Lance Zaal apparently doesn’t have an axe to grind against Lizzie Borden. In fact, he’s counting on her storied legacy to help him take a whack at some new property ownership. Early in 2021, the home of the infamous Lizzie Borden and her parents went up for sale. Zaal is closing on a deal that would make him the new owner.
In case you’re not familiar with famous double homicide cases of 1892, or children’s jump-rope rhymes, let’s take a quick moment to dive into a bit of history. Lizzie Borden was an American woman born and raised in Fall River, Massachusetts in 1860. In 1892 Borden’s mother and father were found dead in their family home, both from a number of strikes with an axe. Lizzie was the primary suspect and put on trial in 1893 for the double homicide. Though she would be acquitted of the crime, suspicions still hung over her and her legacy after she passed away in 1927.
So infamous of a crime was it, that the circumstances became part of a children’s rhyme
“Lizzie Borden took an ax/Gave her mother 40 whacks/When she saw what she had done/She gave her father 41.” The rhyme gets the sequence of the murders correct, but exaggerates the number of strikes each victim suffered, and supposes Borden’s guilt in the crime, perpetuating the idea that she committed the murders.
Flash forward a century or so and the home that the murders took place in was turned into a business.

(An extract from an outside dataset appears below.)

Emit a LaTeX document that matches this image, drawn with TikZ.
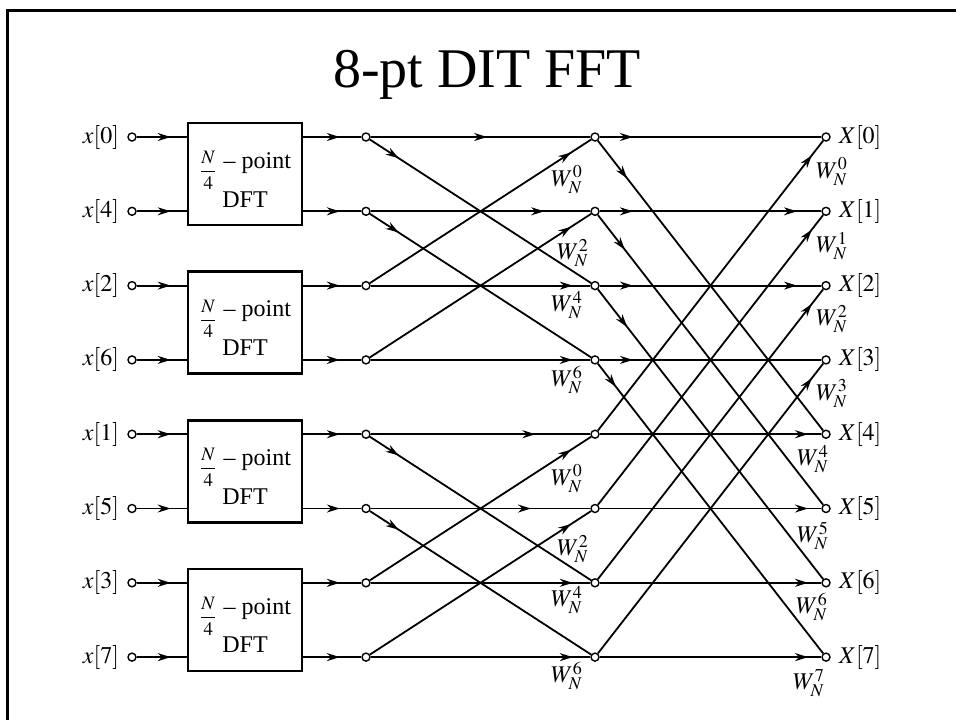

In 1996, the house was opened as The Lizzie Borden Bed & Breakfast and museum dedicated to Borden’s life, and the crime that defined it. Sounds like a wonderfully macabre way to spend a weekend.
In January of 2021, the house went up for sale as the owners of the establishment decided that they wanted to retire. The asking price of $2 million is either a steal or a ridiculous price to pay for a home in which two people were quite literally axe-murdered. Depends on who you ask really, but apparently for the aforementioned Lance Zaal, the price was quite agreeable.
According to an article from Realtor.com, Zaal is in the process of closing a deal to purchase the home and continue its operations as a bed and breakfast. Zaal is also the owner of the company, US Ghost Adventures. The company runs ghost tours around the country, including Windy City Ghosts in Chicago, IL and Colonial Ghosts in Williamsburg, VA. So really, a bed and breakfast stay in Lizzie Borden’s old home kind of fits right in with the rest of the aesthetic.
Zaal goes on to state that this is the first venture his business has taken into the B&B industry and intends to keep on the entirety of the staff there due to passion and care for what they do.
As of the time of this writing, the official US Ghost Adventures website is promoting the acquisitions of the business, indicating that the purchase may have closed, or is close enough to closing that they feel confident enough in putting it on the site. Someone must be putting the axe to the grindstone to get this deal finished, much to the delight of ghost and true crime enthusiasts.